Retype the lines beneath this one, from the first through the line containing "-0.3, -1.3, 0.1, -0.8, 0.75, -0.3]". Pictures are left out.

__DATASET EXCERPT__
__________
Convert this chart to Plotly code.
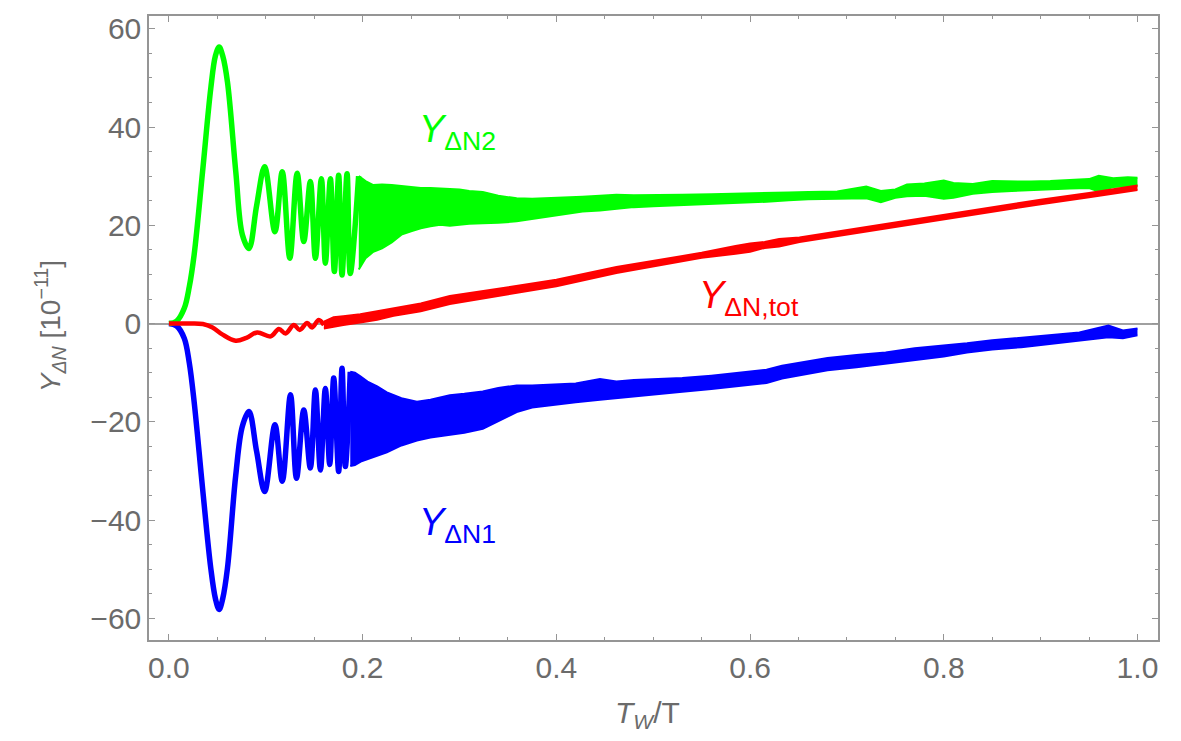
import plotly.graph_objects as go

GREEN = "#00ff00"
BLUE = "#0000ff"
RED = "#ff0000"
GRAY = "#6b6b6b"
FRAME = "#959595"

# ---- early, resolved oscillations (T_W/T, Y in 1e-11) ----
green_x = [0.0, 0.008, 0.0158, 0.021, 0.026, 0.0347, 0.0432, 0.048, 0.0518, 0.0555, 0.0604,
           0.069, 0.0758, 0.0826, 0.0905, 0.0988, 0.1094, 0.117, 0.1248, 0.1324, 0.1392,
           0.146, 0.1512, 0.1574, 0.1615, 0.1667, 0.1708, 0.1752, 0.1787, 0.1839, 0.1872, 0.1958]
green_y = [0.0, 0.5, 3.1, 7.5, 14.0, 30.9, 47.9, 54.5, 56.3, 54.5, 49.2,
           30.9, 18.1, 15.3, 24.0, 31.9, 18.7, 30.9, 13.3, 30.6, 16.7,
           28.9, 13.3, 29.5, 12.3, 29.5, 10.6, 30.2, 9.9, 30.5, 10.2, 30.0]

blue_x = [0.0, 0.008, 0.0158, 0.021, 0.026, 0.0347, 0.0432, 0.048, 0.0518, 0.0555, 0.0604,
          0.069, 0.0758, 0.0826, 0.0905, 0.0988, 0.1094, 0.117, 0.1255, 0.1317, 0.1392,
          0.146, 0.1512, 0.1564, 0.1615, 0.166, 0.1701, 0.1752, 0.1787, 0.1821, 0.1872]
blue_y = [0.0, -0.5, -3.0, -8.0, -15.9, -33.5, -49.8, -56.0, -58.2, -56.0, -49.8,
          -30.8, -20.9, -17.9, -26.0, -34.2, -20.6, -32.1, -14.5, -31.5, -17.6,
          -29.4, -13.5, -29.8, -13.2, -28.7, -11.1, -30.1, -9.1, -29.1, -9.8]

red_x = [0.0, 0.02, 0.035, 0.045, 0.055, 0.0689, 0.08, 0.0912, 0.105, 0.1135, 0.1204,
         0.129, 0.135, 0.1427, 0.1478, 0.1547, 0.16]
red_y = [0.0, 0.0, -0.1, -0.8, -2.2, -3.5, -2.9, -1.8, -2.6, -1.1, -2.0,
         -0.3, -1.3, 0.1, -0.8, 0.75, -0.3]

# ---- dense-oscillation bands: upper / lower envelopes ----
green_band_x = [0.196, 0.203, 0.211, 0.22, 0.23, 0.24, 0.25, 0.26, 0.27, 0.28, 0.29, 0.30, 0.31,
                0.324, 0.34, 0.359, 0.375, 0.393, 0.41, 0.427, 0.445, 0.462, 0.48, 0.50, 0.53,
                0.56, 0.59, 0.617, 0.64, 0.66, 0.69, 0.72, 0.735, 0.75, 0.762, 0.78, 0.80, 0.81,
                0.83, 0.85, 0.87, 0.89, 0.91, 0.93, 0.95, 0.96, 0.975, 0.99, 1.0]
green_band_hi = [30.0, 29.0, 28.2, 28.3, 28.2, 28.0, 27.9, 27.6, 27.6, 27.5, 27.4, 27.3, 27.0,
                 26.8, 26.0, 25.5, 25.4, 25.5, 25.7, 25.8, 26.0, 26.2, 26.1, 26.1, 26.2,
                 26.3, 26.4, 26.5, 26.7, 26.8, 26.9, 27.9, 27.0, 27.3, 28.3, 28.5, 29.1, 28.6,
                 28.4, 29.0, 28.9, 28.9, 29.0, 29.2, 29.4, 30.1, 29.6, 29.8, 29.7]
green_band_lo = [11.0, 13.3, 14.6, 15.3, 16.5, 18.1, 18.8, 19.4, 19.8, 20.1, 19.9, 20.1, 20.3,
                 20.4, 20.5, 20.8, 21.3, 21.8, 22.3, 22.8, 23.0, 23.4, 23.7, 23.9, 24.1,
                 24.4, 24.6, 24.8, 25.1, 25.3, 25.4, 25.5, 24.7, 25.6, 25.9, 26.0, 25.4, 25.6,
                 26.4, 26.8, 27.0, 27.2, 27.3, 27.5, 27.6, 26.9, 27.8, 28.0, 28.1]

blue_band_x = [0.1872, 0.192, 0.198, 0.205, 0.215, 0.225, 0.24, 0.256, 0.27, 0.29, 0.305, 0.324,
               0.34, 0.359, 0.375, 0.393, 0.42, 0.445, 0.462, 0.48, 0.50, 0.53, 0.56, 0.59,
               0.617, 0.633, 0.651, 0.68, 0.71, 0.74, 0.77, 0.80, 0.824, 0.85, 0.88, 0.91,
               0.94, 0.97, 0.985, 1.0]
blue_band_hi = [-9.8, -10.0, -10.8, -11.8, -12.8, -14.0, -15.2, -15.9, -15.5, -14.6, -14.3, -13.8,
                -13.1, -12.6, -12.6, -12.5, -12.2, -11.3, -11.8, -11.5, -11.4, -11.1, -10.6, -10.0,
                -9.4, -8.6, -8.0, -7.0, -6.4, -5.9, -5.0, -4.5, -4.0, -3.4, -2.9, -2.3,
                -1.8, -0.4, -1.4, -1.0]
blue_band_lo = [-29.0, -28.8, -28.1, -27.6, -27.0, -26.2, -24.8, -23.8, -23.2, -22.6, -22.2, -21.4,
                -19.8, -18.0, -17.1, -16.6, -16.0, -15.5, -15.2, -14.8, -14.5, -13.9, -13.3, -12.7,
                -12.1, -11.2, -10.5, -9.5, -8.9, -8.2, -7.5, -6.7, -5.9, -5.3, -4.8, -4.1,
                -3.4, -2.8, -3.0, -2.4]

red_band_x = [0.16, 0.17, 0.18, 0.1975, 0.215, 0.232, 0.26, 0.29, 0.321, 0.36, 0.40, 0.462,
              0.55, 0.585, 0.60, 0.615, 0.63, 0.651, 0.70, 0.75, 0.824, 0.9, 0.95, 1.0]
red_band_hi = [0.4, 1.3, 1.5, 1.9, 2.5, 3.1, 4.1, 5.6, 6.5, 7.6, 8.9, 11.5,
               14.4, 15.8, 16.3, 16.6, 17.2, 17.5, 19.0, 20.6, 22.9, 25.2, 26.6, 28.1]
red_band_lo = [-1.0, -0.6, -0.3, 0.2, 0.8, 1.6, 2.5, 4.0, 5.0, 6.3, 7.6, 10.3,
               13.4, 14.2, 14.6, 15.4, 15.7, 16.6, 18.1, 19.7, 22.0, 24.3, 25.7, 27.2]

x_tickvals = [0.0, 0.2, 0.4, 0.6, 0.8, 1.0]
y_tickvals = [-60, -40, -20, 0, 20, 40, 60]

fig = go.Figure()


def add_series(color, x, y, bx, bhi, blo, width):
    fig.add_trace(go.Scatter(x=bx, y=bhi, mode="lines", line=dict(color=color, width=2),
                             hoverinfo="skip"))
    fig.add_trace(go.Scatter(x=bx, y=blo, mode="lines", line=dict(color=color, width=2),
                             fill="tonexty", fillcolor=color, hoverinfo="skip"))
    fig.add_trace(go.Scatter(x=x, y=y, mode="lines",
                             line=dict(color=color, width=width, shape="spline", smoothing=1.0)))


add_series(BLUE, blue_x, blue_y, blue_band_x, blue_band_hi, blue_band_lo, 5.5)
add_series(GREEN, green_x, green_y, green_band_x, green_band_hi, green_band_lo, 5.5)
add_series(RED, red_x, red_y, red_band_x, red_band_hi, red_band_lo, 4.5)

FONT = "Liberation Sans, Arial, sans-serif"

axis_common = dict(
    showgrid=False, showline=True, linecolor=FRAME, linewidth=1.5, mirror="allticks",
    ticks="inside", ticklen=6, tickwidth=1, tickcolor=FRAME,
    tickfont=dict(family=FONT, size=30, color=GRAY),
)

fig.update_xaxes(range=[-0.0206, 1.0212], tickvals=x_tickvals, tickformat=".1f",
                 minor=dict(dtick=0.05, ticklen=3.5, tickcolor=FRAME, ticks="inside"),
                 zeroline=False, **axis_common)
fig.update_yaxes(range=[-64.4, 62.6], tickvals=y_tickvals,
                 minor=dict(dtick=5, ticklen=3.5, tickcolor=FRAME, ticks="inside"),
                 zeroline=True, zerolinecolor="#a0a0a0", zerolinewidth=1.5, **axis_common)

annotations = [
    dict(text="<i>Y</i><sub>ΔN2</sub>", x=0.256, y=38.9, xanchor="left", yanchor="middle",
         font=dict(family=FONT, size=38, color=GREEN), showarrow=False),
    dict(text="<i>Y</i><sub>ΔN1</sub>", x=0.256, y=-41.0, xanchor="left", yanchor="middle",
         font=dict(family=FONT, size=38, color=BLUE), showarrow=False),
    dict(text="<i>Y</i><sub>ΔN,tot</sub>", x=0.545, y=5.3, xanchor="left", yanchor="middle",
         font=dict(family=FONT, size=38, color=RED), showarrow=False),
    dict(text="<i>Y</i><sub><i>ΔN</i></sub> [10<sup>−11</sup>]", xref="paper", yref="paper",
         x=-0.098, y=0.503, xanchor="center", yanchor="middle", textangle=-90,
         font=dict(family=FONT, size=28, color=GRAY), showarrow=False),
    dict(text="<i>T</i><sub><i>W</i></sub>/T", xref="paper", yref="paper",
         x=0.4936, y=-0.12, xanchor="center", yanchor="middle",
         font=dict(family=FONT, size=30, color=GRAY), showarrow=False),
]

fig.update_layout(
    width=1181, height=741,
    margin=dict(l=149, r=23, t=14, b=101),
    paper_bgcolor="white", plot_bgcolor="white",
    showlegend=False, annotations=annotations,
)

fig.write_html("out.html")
__________
__WRITTEN SOLUTION__
Convert this chart to Plotly code.
import plotly.graph_objects as go

GREEN = "#00ff00"
BLUE = "#0000ff"
RED = "#ff0000"
GRAY = "#6b6b6b"
FRAME = "#959595"

# ---- early, resolved oscillations (T_W/T, Y in 1e-11) ----
green_x = [0.0, 0.008, 0.0158, 0.021, 0.026, 0.0347, 0.0432, 0.048, 0.0518, 0.0555, 0.0604,
           0.069, 0.0758, 0.0826, 0.0905, 0.0988, 0.1094, 0.117, 0.1248, 0.1324, 0.1392,
           0.146, 0.1512, 0.1574, 0.1615, 0.1667, 0.1708, 0.1752, 0.1787, 0.1839, 0.1872, 0.1958]
green_y = [0.0, 0.5, 3.1, 7.5, 14.0, 30.9, 47.9, 54.5, 56.3, 54.5, 49.2,
           30.9, 18.1, 15.3, 24.0, 31.9, 18.7, 30.9, 13.3, 30.6, 16.7,
           28.9, 13.3, 29.5, 12.3, 29.5, 10.6, 30.2, 9.9, 30.5, 10.2, 30.0]

blue_x = [0.0, 0.008, 0.0158, 0.021, 0.026, 0.0347, 0.0432, 0.048, 0.0518, 0.0555, 0.0604,
          0.069, 0.0758, 0.0826, 0.0905, 0.0988, 0.1094, 0.117, 0.1255, 0.1317, 0.1392,
          0.146, 0.1512, 0.1564, 0.1615, 0.166, 0.1701, 0.1752, 0.1787, 0.1821, 0.1872]
blue_y = [0.0, -0.5, -3.0, -8.0, -15.9, -33.5, -49.8, -56.0, -58.2, -56.0, -49.8,
          -30.8, -20.9, -17.9, -26.0, -34.2, -20.6, -32.1, -14.5, -31.5, -17.6,
          -29.4, -13.5, -29.8, -13.2, -28.7, -11.1, -30.1, -9.1, -29.1, -9.8]

red_x = [0.0, 0.02, 0.035, 0.045, 0.055, 0.0689, 0.08, 0.0912, 0.105, 0.1135, 0.1204,
         0.129, 0.135, 0.1427, 0.1478, 0.1547, 0.16]
red_y = [0.0, 0.0, -0.1, -0.8, -2.2, -3.5, -2.9, -1.8, -2.6, -1.1, -2.0,
         -0.3, -1.3, 0.1, -0.8, 0.75, -0.3]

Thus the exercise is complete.